(a) In the diagram, PQSR and SRYZ are parallelograms and PQYZ is a straight line. If /QY/ = 2cm and /RS/ = 3cm, find /PZ/.
(b) P and Q are two towns on the earth's surface on latitude 56°N. Thei longitudes are 25°E and 95°E respectively. Find the distance PQ along their parallel of latitude, correct to the nearest km. [Take radius of the earth as 6400km and \(\pi = \frac{22}{7}\)]
(a) Finding /PZ/
The diagram shows the parallelograms PQSR and SRYZ sharing the common side SR, with the points P, Q, Y, Z lying on one straight line in that order.
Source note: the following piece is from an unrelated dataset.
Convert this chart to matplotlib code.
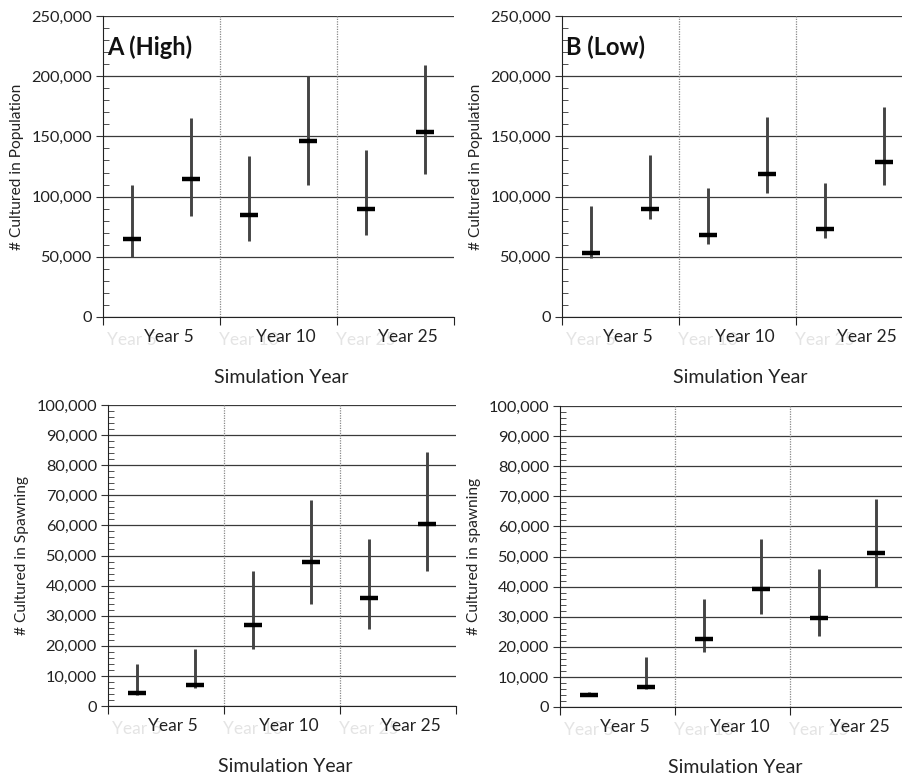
import matplotlib
matplotlib.use("Agg")
import matplotlib.pyplot as plt
from matplotlib.ticker import MultipleLocator, FuncFormatter
import matplotlib.transforms as mtransforms

plt.rcParams['font.family'] = ['Lato', 'DejaVu Sans']

groups = ["Year 5", "Year 10", "Year 25"]

# Population, high scenario (low / median / high)
pop_high_lo = [50000, 84000, 63000, 110000, 68000, 119000]
pop_high_med = [65000, 115000, 84500, 146500, 90000, 153500]
pop_high_hi = [110000, 165000, 134000, 200000, 138500, 209500]

# Population, low scenario
pop_low_lo = [49000, 81500, 60500, 103000, 65300, 110000]
pop_low_med = [53000, 90000, 68000, 119000, 73500, 128500]
pop_low_hi = [92000, 134500, 107500, 166000, 111500, 174500]

# Spawning, high scenario
spw_high_lo = [3800, 6100, 19000, 34000, 25700, 45000]
spw_high_med = [4200, 7000, 27000, 47700, 36000, 60400]
spw_high_hi = [14000, 18800, 45000, 68500, 55500, 84500]

# Spawning, low scenario
spw_low_lo = [3500, 6000, 18300, 31000, 23500, 40000]
spw_low_med = [4000, 6800, 22600, 39200, 29700, 51000]
spw_low_hi = [4900, 16500, 35800, 55700, 46000, 69000]

W, H = 902, 776
fig = plt.figure(figsize=(W / 100, H / 100), dpi=100)


def px_axes(left, top, right, bottom):
    return fig.add_axes([left / W, 1 - bottom / H, (right - left) / W, (bottom - top) / H])


def panel(ax, lo, med, hi, ymax, major, minor, ylabel, tag=None):
    x = list(range(len(med)))
    ax.set_xlim(-0.5, 5.5)
    ax.set_ylim(0, ymax)
    ax.yaxis.set_major_locator(MultipleLocator(major))
    ax.yaxis.set_minor_locator(MultipleLocator(minor))
    ax.yaxis.set_major_formatter(FuncFormatter(lambda v, p: f"{int(v):,}"))
    ax.grid(axis='y', which='major', color='#3a3a3a', lw=0.9)
    ax.set_axisbelow(True)
    for s in ('top', 'right'):
        ax.spines[s].set_visible(False)
    ax.spines['left'].set_color('#222222')
    ax.spines['bottom'].set_color('#222222')
    ax.tick_params(axis='y', which='major', direction='out', length=5, labelsize=11.8,
                   color='#333333', labelcolor='#222222', pad=3)
    ax.tick_params(axis='y', which='minor', direction='in', length=4, color='#333333')
    ax.set_xticks([-0.5, 1.5, 3.5, 5.5])
    ax.set_xticklabels([])
    ax.tick_params(axis='x', direction='out', length=6, color='#222222')
    for b in (1.5, 3.5):
        ax.axvline(b, color='#888888', lw=0.9, ls=(0, (1, 1)))
    ax.vlines(x, lo, hi, color='#444444', lw=2.1, zorder=3)
    ax.hlines(med, [v - 0.155 for v in x], [v + 0.155 for v in x], color='black', lw=3.2, zorder=4)
    ax.set_ylabel(ylabel, fontsize=11.2, color='#222222', labelpad=5)
    trans = mtransforms.blended_transform_factory(ax.transData, ax.transAxes)
    for i, g in enumerate(groups):
        ax.text(2 * i, -0.078, g, transform=trans, ha='center', va='center',
                fontsize=12.5, color='#e4e4e4', zorder=1)
        ax.text(2 * i + 0.62 + (0.1 if i == 2 else 0), -0.068, g, transform=trans,
                ha='center', va='center', fontsize=12.5, color='#222222', zorder=2)
    ax.text(2.55, -0.2, "Simulation Year", transform=trans, ha='center', va='center',
            fontsize=14, color='#222222')
    if tag:
        ax.text(0.012, 0.895, tag, transform=ax.transAxes, ha='left', va='center',
                fontsize=17, fontweight='bold', color='#111111')


axA = px_axes(103, 16, 454, 317)
panel(axA, pop_high_lo, pop_high_med, pop_high_hi, 250000, 50000, 10000,
      "# Cultured in Population", "A (High)")

axB = px_axes(562, 16, 913, 317)
panel(axB, pop_low_lo, pop_low_med, pop_low_hi, 250000, 50000, 10000,
      "# Cultured in Population", "B (Low)")

axC = px_axes(108, 405, 456, 706)
panel(axC, spw_high_lo, spw_high_med, spw_high_hi, 100000, 10000, 2000,
      "# Cultured in Spawning")

axD = px_axes(560, 406, 905, 707)
panel(axD, spw_low_lo, spw_low_med, spw_low_hi, 100000, 10000, 2000,
      "# Cultured in spawning")

fig.savefig("out.png", dpi=100)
In a parallelogram opposite sides are equal, so:
- In parallelogram PQSR, side \(PQ\) is opposite side \(SR\), hence \(PQ = SR = 3\text{ cm}\).
- In parallelogram SRYZ, side \(ZY\) is opposite side \(SR\), hence \(ZY = SR = 3\text{ cm}\).
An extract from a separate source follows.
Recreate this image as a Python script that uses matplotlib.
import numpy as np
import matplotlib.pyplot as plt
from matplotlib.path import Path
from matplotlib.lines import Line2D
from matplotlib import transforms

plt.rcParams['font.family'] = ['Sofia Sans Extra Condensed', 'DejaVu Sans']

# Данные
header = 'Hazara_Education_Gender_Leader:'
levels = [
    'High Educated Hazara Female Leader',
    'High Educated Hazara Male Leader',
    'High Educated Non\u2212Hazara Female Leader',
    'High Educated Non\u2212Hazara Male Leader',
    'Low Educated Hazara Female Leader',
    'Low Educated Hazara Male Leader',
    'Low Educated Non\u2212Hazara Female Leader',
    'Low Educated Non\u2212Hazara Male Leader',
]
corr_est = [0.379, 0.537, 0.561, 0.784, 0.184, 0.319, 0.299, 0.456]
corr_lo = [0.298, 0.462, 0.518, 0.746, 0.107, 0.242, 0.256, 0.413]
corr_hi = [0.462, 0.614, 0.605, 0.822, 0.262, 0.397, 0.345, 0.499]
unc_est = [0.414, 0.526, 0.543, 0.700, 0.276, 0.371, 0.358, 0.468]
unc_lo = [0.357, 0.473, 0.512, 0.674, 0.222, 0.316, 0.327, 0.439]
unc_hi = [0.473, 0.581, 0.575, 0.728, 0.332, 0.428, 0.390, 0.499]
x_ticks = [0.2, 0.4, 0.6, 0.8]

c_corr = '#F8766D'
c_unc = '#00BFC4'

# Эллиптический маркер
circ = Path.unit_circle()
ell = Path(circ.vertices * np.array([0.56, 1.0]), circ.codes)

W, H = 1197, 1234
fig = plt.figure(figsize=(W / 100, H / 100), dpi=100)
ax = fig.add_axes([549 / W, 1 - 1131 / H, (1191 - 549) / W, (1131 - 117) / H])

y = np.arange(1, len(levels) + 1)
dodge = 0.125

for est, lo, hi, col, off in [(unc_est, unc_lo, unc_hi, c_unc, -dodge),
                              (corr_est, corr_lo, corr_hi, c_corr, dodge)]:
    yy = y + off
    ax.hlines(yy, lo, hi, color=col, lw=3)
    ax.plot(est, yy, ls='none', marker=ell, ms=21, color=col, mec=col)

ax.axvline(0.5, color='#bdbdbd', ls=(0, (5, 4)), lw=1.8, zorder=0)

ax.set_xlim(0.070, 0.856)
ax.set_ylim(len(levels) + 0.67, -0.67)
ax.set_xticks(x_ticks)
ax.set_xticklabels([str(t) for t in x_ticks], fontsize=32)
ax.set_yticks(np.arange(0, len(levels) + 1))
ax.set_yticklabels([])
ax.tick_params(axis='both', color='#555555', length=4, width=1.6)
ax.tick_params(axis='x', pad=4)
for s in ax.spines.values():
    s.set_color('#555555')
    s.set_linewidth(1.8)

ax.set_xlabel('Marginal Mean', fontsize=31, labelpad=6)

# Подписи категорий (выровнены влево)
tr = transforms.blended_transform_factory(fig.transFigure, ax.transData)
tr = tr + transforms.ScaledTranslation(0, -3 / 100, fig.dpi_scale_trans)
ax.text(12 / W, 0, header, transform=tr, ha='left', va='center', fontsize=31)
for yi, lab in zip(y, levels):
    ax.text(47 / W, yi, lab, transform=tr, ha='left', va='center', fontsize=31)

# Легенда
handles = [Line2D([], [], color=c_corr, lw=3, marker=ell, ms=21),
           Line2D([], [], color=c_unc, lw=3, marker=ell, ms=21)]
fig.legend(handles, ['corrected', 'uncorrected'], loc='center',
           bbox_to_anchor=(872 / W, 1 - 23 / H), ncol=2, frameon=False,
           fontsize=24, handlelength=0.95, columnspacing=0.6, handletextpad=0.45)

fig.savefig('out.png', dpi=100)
Since \(P, Q, Y, Z\) are collinear in that order:
\[ PZ = PQ + QY + YZ \]
\[ PZ = 3 + 2 + 3 = 8\text{ cm} \]
/PZ/ = 8 cm.
(b) Distance PQ along the parallel of latitude 56\(^{\circ}\)N
Both towns lie on latitude \(56^{\circ}\)N. Their longitudes are \(25^{\circ}\)E and \(95^{\circ}\)E, so the difference in longitude is:
\[ \theta = 95^{\circ} - 25^{\circ} = 70^{\circ} \]
The radius of the parallel of latitude is \(r = R\cos 56^{\circ}\), and the required distance is an arc of that parallel:
\[ PQ = \frac{\theta}{360^{\circ}} \times 2\pi R\cos 56^{\circ} \]
Substituting \(R = 6400\text{ km}\), \(\pi = \frac{22}{7}\) and \(\cos 56^{\circ} = 0.5592\):
\[ PQ = \frac{70}{360} \times 2 \times \frac{22}{7} \times 6400 \times 0.5592 \]
\[ PQ = \frac{70}{360} \times 40228.57 \times 0.5592 \]
\[ PQ = 0.19444 \times 40228.57 \times 0.5592 \approx 4374\text{ km} \]
Distance PQ \(\approx\) 4374 km (to the nearest km).